Malaysia's Muhyiddin to negotiate with opposition ahead of confidence vote, pledges election by July 2022

Malaysian Prime Minister Muhyiddin Yassin during his live address on Aug 13, 2021.
Malaysian Prime Minister Muhyiddin Yassin during his live address on Aug 13, 2021.PHOTO: SCREENGRAB FROM BERITA RTM/FACEBOOK

PUTRAJAYA - Prime Minister Muhyiddin Yassin offered a raft of reforms to Malaysia's opposition on Friday (Aug 13) in a bid to stave off defeat in a confidence vote next month.

The embattled Premier, whose already shaky majority was cast into further jeopardy after more than a dozen Umno MPs disavowed his leadership, insisted he would not step down despite "doubts raised over my legitimacy as Prime Minister and the status of Perikatan Nasional (PN) as the ruling government".

Tan Sri Muhyiddin's tacit admission of the loss of his parliamentary majority comes even as 88-strong opposition coalition Pakatan Harapan (PH) called on lawmakers to rally behind their leader - Datuk Seri Anwar Ibrahim. 

At least 111 MPs are needed for a majority in the 222-strong legislature as two seats are currently vacant.

"The Cabinet agreed we will discuss with the leaders of other parties outside PN to pass the confidence vote on the Prime Minister in Parliament,” said Mr Muhyiddin in an address to the nation on Friday evening. 

"This confidence vote can only be passed with bipartisan support," he added.

But in an immediate response, PH said it "strongly rejects" the premier's offer which was "an open admission that he has lost the majority".

"This is the first time an illegitimate Prime Minister is openly offering bribes," the coalition's presidential council said in a statement.

Mr Muhyiddin, in his address, said he chose not to resign as no other MP can prove they have parliamentary majority support.

“If I resign now, according to the Federal Constitution, the whole Cabinet has to resign too. This means that the PN government will fall," he pointed out.

“As no other MP has the majority at this time, the prime minister cannot be appointed, according to the Federal Constitution. If a PM cannot be appointed, then the Cabinet cannot be appointed and a new government cannot be formed. What will happen if the political crisis prolongs... who will ensure the vaccination programme runs according to schedule?” said Mr Muhyiddin.

His statement comes after Malaysia's King, Sultan Abdullah Ahmad Shah, requested that Parliament reconvene sooner than Sept 6 to test the Premier's majority.

If he wins the confidence vote with a two-thirds majority, Mr Muhyiddin pledged to implement reforms including limiting a prime minister's tenure to two terms and table an anti-party-hopping law to prevent elected lawmakers from switching sides.
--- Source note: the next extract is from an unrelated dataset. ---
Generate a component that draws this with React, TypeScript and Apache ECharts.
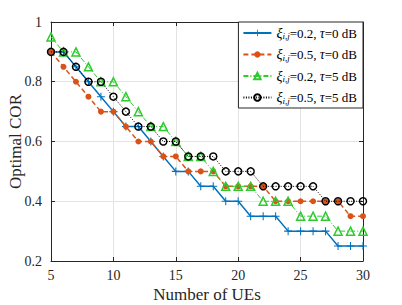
import React, { useEffect, useRef } from "react";
import * as echarts from "echarts";

const numUEs = [5, 6, 7, 8, 9, 10, 11, 12, 13, 14, 15, 16, 17, 18, 19, 20, 21, 22, 23, 24, 25, 26, 27, 28, 29, 30];
const corXi02Tau0 = [0.9, 0.9, 0.85, 0.8, 0.75, 0.7, 0.65, 0.65, 0.6, 0.55, 0.5, 0.5, 0.45, 0.45, 0.4, 0.4, 0.35, 0.35, 0.35, 0.3, 0.3, 0.3, 0.3, 0.25, 0.25, 0.25];
const corXi05Tau0 = [0.9, 0.85, 0.8, 0.75, 0.7, 0.7, 0.65, 0.6, 0.6, 0.55, 0.55, 0.5, 0.5, 0.5, 0.45, 0.45, 0.45, 0.45, 0.4, 0.4, 0.4, 0.4, 0.4, 0.4, 0.35, 0.35];
const corXi02Tau5 = [0.95, 0.9, 0.9, 0.85, 0.8, 0.8, 0.75, 0.7, 0.65, 0.65, 0.6, 0.55, 0.55, 0.5, 0.45, 0.45, 0.45, 0.4, 0.4, 0.4, 0.35, 0.35, 0.35, 0.3, 0.3, 0.3];
const corXi05Tau5 = [0.9, 0.9, 0.85, 0.8, 0.8, 0.75, 0.7, 0.65, 0.65, 0.6, 0.6, 0.55, 0.55, 0.55, 0.5, 0.5, 0.5, 0.45, 0.45, 0.45, 0.45, 0.45, 0.4, 0.4, 0.4, 0.4];

const legendXi = ["0.2", "0.5", "0.2", "0.5"];
const legendTau = ["0", "0", "5", "5"];
const seriesNames = ["s1", "s2", "s3", "s4"];

const xTicks = { min: 5, max: 30, interval: 5 };
const yTicks = { min: 0.2, max: 1, interval: 0.2 };

const FONT = "Liberation Serif";
const AXIS_COLOR = "#262626";
const PLUS = "path://M4.35,0H5.65V4.35H10V5.65H5.65V10H4.35V5.65H0V4.35H4.35Z";

export default function App() {
  const ref = useRef<HTMLDivElement>(null);
  useEffect(() => {
    if (!ref.current) return;
    const chart = echarts.init(ref.current, null, { renderer: "svg" });
    const pairs = (vals: number[]) => numUEs.map((n, i) => [n, vals[i]]);
    const axisCommon = {
      axisLine: { show: true, lineStyle: { color: AXIS_COLOR, width: 1 } },
      axisTick: { show: true, inside: true, length: 4, lineStyle: { color: AXIS_COLOR } },
    };
    chart.setOption({
      animation: false,
      backgroundColor: "#fff",
      grid: { left: 51, right: 39, top: 22, bottom: 44, containLabel: false, outerBoundsMode: "none" },
      xAxis: [
        {
          type: "value",
          ...xTicks,
          ...axisCommon,
          splitLine: { show: true, lineStyle: { color: "#e3e3e3", width: 1 } },
          axisLabel: { fontFamily: FONT, fontSize: 14, color: AXIS_COLOR, margin: 7 },
          name: "Number of UEs",
          nameLocation: "middle",
          nameGap: 24,
          nameMoveOverlap: false,
          nameTextStyle: { fontFamily: FONT, fontSize: 17, color: AXIS_COLOR, verticalAlign: "top", lineHeight: 19 },
        },
        {
          type: "value",
          position: "top",
          ...xTicks,
          ...axisCommon,
          splitLine: { show: false },
          axisLabel: { show: false },
        },
      ],
      yAxis: [
        {
          type: "value",
          ...yTicks,
          ...axisCommon,
          splitLine: { show: true, lineStyle: { color: "#e3e3e3", width: 1 } },
          axisLabel: {
            fontFamily: FONT,
            fontSize: 14,
            color: AXIS_COLOR,
            margin: 9,
            formatter: (v: number) => (Math.abs(v - 1) < 1e-9 ? "1" : v.toFixed(1)),
          },
          name: "Optimal COR",
          nameLocation: "middle",
          nameGap: 27,
          nameMoveOverlap: false,
          nameTextStyle: { fontFamily: FONT, fontSize: 17, color: AXIS_COLOR },
        },
        {
          type: "value",
          position: "right",
          ...yTicks,
          ...axisCommon,
          splitLine: { show: false },
          axisLabel: { show: false },
        },
      ],
      legend: {
        data: seriesNames,
        top: 22,
        right: 39,
        orient: "vertical",
        backgroundColor: "#fff",
        borderColor: AXIS_COLOR,
        borderWidth: 1,
        borderRadius: 0,
        padding: [4, 6, 3, 4],
        itemWidth: 28,
        itemHeight: 8,
        itemGap: 7,
        formatter: (name: string) => {
          const i = seriesNames.indexOf(name);
          return `{g|ξ}{s|i,j}{v|=${legendXi[i]}, }{g|τ}{v|=${legendTau[i]} dB}`;
        },
        textStyle: {
          fontFamily: FONT,
          fontSize: 13,
          color: "#000",
          rich: {
            v: { fontFamily: FONT, fontSize: 13, color: "#000", lineHeight: 15 },
            g: { fontFamily: FONT, fontSize: 14, fontStyle: "italic", color: "#000", lineHeight: 15 },
            s: { fontFamily: FONT, fontSize: 9, fontStyle: "italic", color: "#000", verticalAlign: "bottom" },
          },
        },
      },
      series: [
        {
          name: "s1",
          type: "line",
          data: pairs(corXi02Tau0),
          symbol: PLUS,
          symbolSize: 8,
          lineStyle: { color: "#0072BD", width: 1.5, type: "solid" },
          itemStyle: { color: "#0072BD" },
          z: 2,
        },
        {
          name: "s2",
          type: "line",
          data: pairs(corXi05Tau0),
          symbol: "circle",
          symbolSize: 6,
          lineStyle: { color: "#D95319", width: 1.5, type: [5, 3] },
          itemStyle: { color: "#D95319", borderWidth: 0 },
          z: 3,
        },
        {
          name: "s3",
          type: "line",
          data: pairs(corXi02Tau5),
          symbol: "triangle",
          symbolSize: 8,
          lineStyle: { color: "#2DCB2D", width: 1, type: [5, 2, 1, 2] },
          itemStyle: { color: "transparent", borderColor: "#2DCB2D", borderWidth: 1.5 },
          z: 4,
        },
        {
          name: "s4",
          type: "line",
          data: pairs(corXi05Tau5),
          symbol: "circle",
          symbolSize: 7,
          lineStyle: { color: "#000", width: 1, type: [1, 1.5] },
          itemStyle: { color: "transparent", borderColor: "#000", borderWidth: 1.5 },
          z: 5,
        },
      ],
    });
    return () => chart.dispose();
  }, []);
  return <div ref={ref} style={{ position: "fixed", left: 0, top: 0, width: 402, height: 305 }} />;
}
Mr Muhyiddin also said the government would table an amendment to the legislation to implement a lower voting age of 18, and hold a general election by end-July next year, depending on the pandemic situation.

He said a confidence vote would allow the government to keep functioning until there was an election.

He also said the opposition leader will be given all perks akin to a senior minister's rank and that the Covid-19 fund to fight the pandemic would be increased from RM65 billion (S$20.8 billion) to RM110 billion.